这样说来,我们反对一律吗?一律、整齐和集中就不需要了吗?不重要了吗?不是的,而且正相反。我们非常需要集中,整齐,一律,只有它才能保证我们革命和建设的成功,只有它才能给我们力量和功能,以便改造社会,改造自然。可是,这是怎样的一律呢?怎样的集中呢?它不但不排除个性,不剔除特殊,而且,正是站在它们之上和它们之中,它既提倡共性,也发展个性,既保障创造性,也发挥纪律性,既要求每个成员守住共同的要求,也需要他们从多方面、多种形式、多条道路、多种风格地去完成共同的任务。

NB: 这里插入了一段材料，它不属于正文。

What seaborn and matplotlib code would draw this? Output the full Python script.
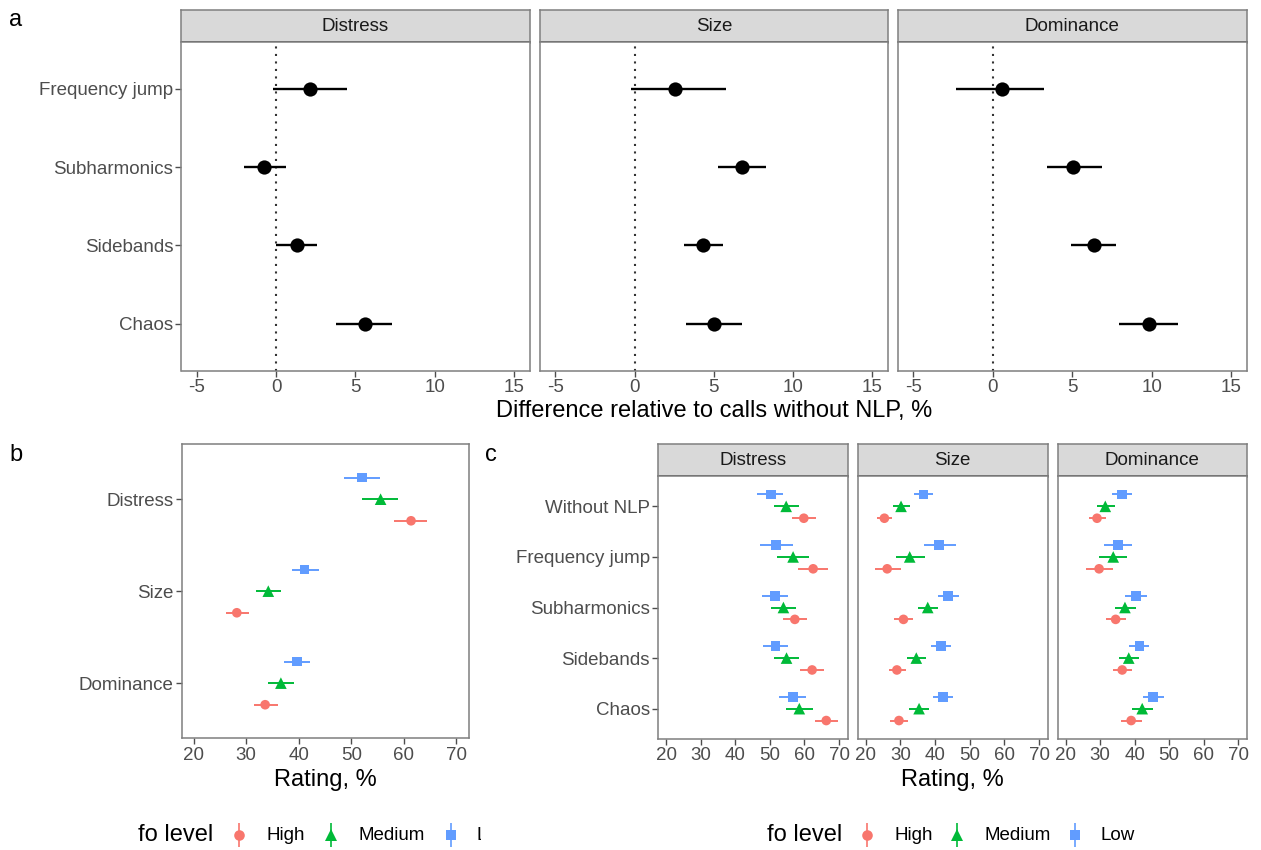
import numpy as np
import pandas as pd
import matplotlib
matplotlib.use("Agg")
import matplotlib.pyplot as plt
import seaborn as sns
from matplotlib.lines import Line2D
from matplotlib.transforms import Bbox, TransformedBbox

# ---------------- data ----------------
nlp_types = ["Frequency jump", "Subharmonics", "Sidebands", "Chaos"]
scales = ["Distress", "Size", "Dominance"]

# panel a: difference relative to calls without NLP, %
a_distress_est = [2.15, -0.74, 1.32, 5.58]
a_distress_lo = [-0.22, -2.06, 0.00, 3.80]
a_distress_hi = [4.45, 0.65, 2.60, 7.33]
a_size_est = [2.52, 6.75, 4.31, 4.99]
a_size_lo = [-0.25, 5.26, 3.09, 3.26]
a_size_hi = [5.74, 8.31, 5.60, 6.75]
a_dominance_est = [0.59, 5.04, 6.34, 9.83]
a_dominance_lo = [-2.31, 3.38, 4.94, 7.96]
a_dominance_hi = [3.19, 6.85, 7.75, 11.68]

fo_levels = ["High", "Medium", "Low"]

# panel b: rating by scale (Distress, Size, Dominance)
b_high_est = [61.4, 28.2, 33.6]
b_high_lo = [58.1, 26.2, 31.4]
b_high_hi = [64.5, 30.5, 36.1]
b_medium_est = [55.6, 34.2, 36.6]
b_medium_lo = [52.1, 31.8, 34.1]
b_medium_hi = [58.9, 36.7, 39.1]
b_low_est = [52.1, 41.1, 39.6]
b_low_lo = [48.6, 38.65, 37.1]
b_low_hi = [55.5, 43.9, 42.2]

# panel c: rating by NLP type
c_types = ["Without NLP", "Frequency jump", "Subharmonics", "Sidebands", "Chaos"]
c_distress_high_est = [59.8, 62.5, 57.2, 62.2, 66.3]
c_distress_high_lo = [56.3, 58.2, 53.7, 58.7, 63.0]
c_distress_high_hi = [63.2, 66.8, 60.8, 65.7, 69.7]
c_distress_medium_est = [54.7, 56.7, 53.9, 54.8, 58.5]
c_distress_medium_lo = [51.1, 52.1, 50.3, 51.3, 54.7]
c_distress_medium_hi = [58.3, 61.3, 57.5, 58.5, 62.4]
c_distress_low_est = [50.2, 51.8, 51.4, 51.6, 56.6]
c_distress_low_lo = [46.4, 47.0, 47.7, 47.9, 52.7]
c_distress_low_hi = [53.9, 56.6, 55.1, 55.2, 60.4]

c_size_high_est = [25.4, 26.2, 30.9, 29.0, 29.6]
c_size_high_lo = [23.3, 22.6, 28.3, 26.6, 27.1]
c_size_high_hi = [27.7, 30.1, 33.7, 31.5, 32.3]
c_size_medium_est = [30.2, 32.7, 37.9, 34.6, 35.4]
c_size_medium_lo = [28.0, 28.7, 35.0, 31.9, 32.6]
c_size_medium_hi = [32.8, 37.1, 40.9, 37.4, 38.2]
c_size_low_est = [36.7, 41.1, 43.8, 41.7, 42.3]
c_size_low_lo = [34.0, 36.9, 40.8, 38.8, 39.4]
c_size_low_hi = [39.4, 46.0, 47.0, 44.6, 45.3]

c_dominance_high_est = [29.1, 29.7, 34.5, 36.4, 39.0]
c_dominance_high_lo = [26.7, 25.9, 31.6, 33.7, 36.0]
c_dominance_high_hi = [31.7, 33.7, 37.5, 39.2, 42.0]
c_dominance_medium_est = [31.5, 33.8, 37.2, 38.3, 42.2]
c_dominance_medium_lo = [29.0, 29.6, 34.2, 35.5, 39.2]
c_dominance_medium_hi = [34.2, 37.9, 40.3, 41.2, 45.3]
c_dominance_low_est = [36.3, 35.1, 40.4, 41.4, 45.3]
c_dominance_low_lo = [33.5, 31.2, 37.3, 38.5, 42.3]
c_dominance_low_hi = [39.2, 39.2, 43.5, 44.3, 48.5]

a_ticks = [-5, 0, 5, 10, 15]
rating_ticks = [20, 30, 40, 50, 60, 70]

# ---------------- style ----------------
palette = {"High": "#F8766D", "Medium": "#00BA38", "Low": "#619CFF"}
markers = {"High": "o", "Medium": "^", "Low": "s"}
msizes = {"High": 48, "Medium": 70, "Low": 50}
dodge = {"High": 0.235, "Medium": 0.0, "Low": -0.235}

W, H = 1261, 850
sns.set_theme(style="white")
plt.rcParams["font.family"] = ["Liberation Sans", "DejaVu Sans"]
TICK = 13.5
TITLE = 17

fig = plt.figure(figsize=(W / 100, H / 100), dpi=100)
fig.patch.set_facecolor("white")


def rect(l, t, r, b):
    return [l / W, 1 - b / H, (r - l) / W, (b - t) / H]


def style_axes(ax):
    ax.set_facecolor("white")
    ax.grid(False)
    for s in ax.spines.values():
        s.set_visible(True)
        s.set_color("#7F7F7F")
        s.set_linewidth(1.1)
    ax.tick_params(axis="both", direction="out", length=4, width=1,
                   color="#4D4D4D", labelcolor="#4D4D4D", labelsize=TICK, pad=2,
                   bottom=True, left=True)
    ax.set_xlabel("")
    ax.set_ylabel("")


def strip(l, r, t, b, text):
    sax = fig.add_axes(rect(l, t, r, b))
    sax.set_facecolor("#D9D9D9")
    sax.set_xticks([])
    sax.set_yticks([])
    for s in sax.spines.values():
        s.set_visible(True)
        s.set_color("#7F7F7F")
        s.set_linewidth(1.1)
    sax.spines["bottom"].set_color("#4D4D4D")
    sax.spines["bottom"].set_linewidth(2)
    sax.spines["bottom"].set_capstyle("butt")
    sax.text(0.5, 0.47, text, ha="center", va="center", fontsize=TICK,
             color="#1A1A1A", transform=sax.transAxes)


# ---------------- panel a ----------------
a_data = {
    "Distress": (a_distress_est, a_distress_lo, a_distress_hi),
    "Size": (a_size_est, a_size_lo, a_size_hi),
    "Dominance": (a_dominance_est, a_dominance_lo, a_dominance_hi),
}
a_x = [(181.5, 529.6), (540, 888), (898, 1246.7)]
for k, sc in enumerate(scales):
    l, r = a_x[k]
    strip(l, r, 10, 42, sc)
    ax = fig.add_axes(rect(l, 42, r, 370.7))
    est, lo, hi = a_data[sc]
    df = pd.DataFrame({"type": nlp_types, "pos": np.arange(len(nlp_types)),
                       "est": est, "lo": lo, "hi": hi})
    ax.axvline(0, color="#333333", lw=1.5, ls=(0, (1, 2.6)), zorder=1)
    ax.hlines(df["pos"], df["lo"], df["hi"], color="black", lw=1.7, zorder=2)
    sns.scatterplot(data=df, x="est", y="pos", color="black", s=105,
                    linewidth=0, ax=ax, legend=False, zorder=3)
    style_axes(ax)
    ax.set_xlim(-5.97, 15.98)
    ax.set_ylim(len(nlp_types) - 1 + 0.6, -0.6)
    ax.set_xticks(a_ticks)
    ax.set_xticklabels([str(t) for t in a_ticks])
    ax.set_yticks(range(len(nlp_types)))
    if k == 0:
        ax.set_yticklabels(nlp_types)
    else:
        ax.set_yticklabels([])
        ax.tick_params(axis="y", length=0)

fig.text(714 / W, 1 - 411 / H, "Difference relative to calls without NLP, %",
         ha="center", va="center", fontsize=TITLE, color="black")


# ---------------- rating panels ----------------
def rating_panel(ax, cats, series, show_y):
    rows = []
    for lvl in fo_levels:
        est, lo, hi = series[lvl]
        for i, c in enumerate(cats):
            rows.append({"cat": c, "level": lvl, "pos": i + dodge[lvl],
                         "est": est[i], "lo": lo[i], "hi": hi[i]})
    df = pd.DataFrame(rows)
    ax.hlines(df["pos"], df["lo"], df["hi"],
              colors=[palette[v] for v in df["level"]], lw=1.4, zorder=2)
    sns.scatterplot(data=df, x="est", y="pos", hue="level", style="level",
                    size="level", hue_order=fo_levels, palette=palette,
                    markers=markers, sizes=msizes, linewidth=0, ax=ax,
                    legend=False, zorder=3)
    style_axes(ax)
    ax.set_xlim(17.7, 72.5)
    ax.set_ylim(len(cats) - 1 + 0.6, -0.6)
    ax.set_xticks(rating_ticks)
    ax.set_xticklabels([str(t) for t in rating_ticks])
    ax.set_yticks(range(len(cats)))
    if show_y:
        ax.set_yticklabels(cats)
    else:
        ax.set_yticklabels([])
        ax.tick_params(axis="y", length=0)


# panel b
axb = fig.add_axes(rect(181.7, 444, 469.3, 738.3))
rating_panel(axb, scales, {
    "High": (b_high_est, b_high_lo, b_high_hi),
    "Medium": (b_medium_est, b_medium_lo, b_medium_hi),
    "Low": (b_low_est, b_low_lo, b_low_hi),
}, True)
fig.text(325.5 / W, 1 - 780 / H, "Rating, %", ha="center", va="center",
         fontsize=TITLE, color="black")

# panel c
c_data = {
    "Distress": {
        "High": (c_distress_high_est, c_distress_high_lo, c_distress_high_hi),
        "Medium": (c_distress_medium_est, c_distress_medium_lo, c_distress_medium_hi),
        "Low": (c_distress_low_est, c_distress_low_lo, c_distress_low_hi),
    },
    "Size": {
        "High": (c_size_high_est, c_size_high_lo, c_size_high_hi),
        "Medium": (c_size_medium_est, c_size_medium_lo, c_size_medium_hi),
        "Low": (c_size_low_est, c_size_low_lo, c_size_low_hi),
    },
    "Dominance": {
        "High": (c_dominance_high_est, c_dominance_high_lo, c_dominance_high_hi),
        "Medium": (c_dominance_medium_est, c_dominance_medium_lo, c_dominance_medium_hi),
        "Low": (c_dominance_low_est, c_dominance_low_lo, c_dominance_low_hi),
    },
}
c_x = [(658.3, 847.7), (857.7, 1047.7), (1057.7, 1246.7)]
for k, sc in enumerate(scales):
    l, r = c_x[k]
    strip(l, r, 444, 476, sc)
    ax = fig.add_axes(rect(l, 476, r, 739))
    rating_panel(ax, c_types, c_data[sc], k == 0)
fig.text(952.5 / W, 1 - 780 / H, "Rating, %", ha="center", va="center",
         fontsize=TITLE, color="black")

# panel letters
fig.text(9 / W, 1 - 20 / H, "a", ha="left", va="center", fontsize=TITLE, color="black")
fig.text(9 / W, 1 - 455 / H, "b", ha="left", va="center", fontsize=TITLE, color="black")
fig.text(485 / W, 1 - 455 / H, "c", ha="left", va="center", fontsize=TITLE, color="black")


# ---------------- legends ----------------
def legend_row(title_x, keys_x, texts_x, y, clip_right=None):
    fig.text(title_x / W, 1 - y / H, "fo level", ha="left", va="center",
             fontsize=TITLE, color="black")
    for lvl, kx, tx in zip(fo_levels, keys_x, texts_x):
        fig.add_artist(Line2D([kx / W], [1 - y / H], transform=fig.transFigure,
                              marker="|", markersize=17, mew=1.2, lw=0,
                              color=palette[lvl]))
        fig.add_artist(Line2D([kx / W], [1 - y / H], transform=fig.transFigure,
                              marker=markers[lvl], lw=0, mew=0,
                              markersize=np.sqrt(msizes[lvl]) * 1.1,
                              color=palette[lvl]))
        t = fig.text(tx / W, 1 - y / H, lvl, ha="left", va="center",
                     fontsize=TICK, color="black")
        if clip_right is not None:
            t.set_clip_box(TransformedBbox(Bbox([[0, 0], [clip_right / W, 1]]),
                                           fig.transFigure))
            t.set_clip_on(True)


legend_row(138, [239, 331, 451], [266, 358, 476], 835, clip_right=481)
legend_row(767, [867, 957, 1075], [895, 985, 1100], 835)

fig.savefig("out.png", dpi=100, facecolor="white")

如果人们不是这样看待一律,而是像上面说的那种“削平机”那样,戕害个性,剔除个性,摧毁创造性,其结果虽然不能说没有结果,也能制造出一批“一律型的产品”,不过这种产品必定要成为废物,就是说是些“和‘无’相等的东西”。
鲁迅曾尖锐地讽刺过这种人,他说为什么现在的猴子未变成人,只有类人猿才变成了人呢?就因为老猴子们的好一律癖太深,虽然偶有个别小猴子想发扬一点创造性,站起来走路,也因为保卫一律法的尊严而给咬死了。所以一直到今天猴子还是猴子,顶多不过是种观赏性的动物。
寄语惟一律癖的卫道家,这话说得不算不明白了!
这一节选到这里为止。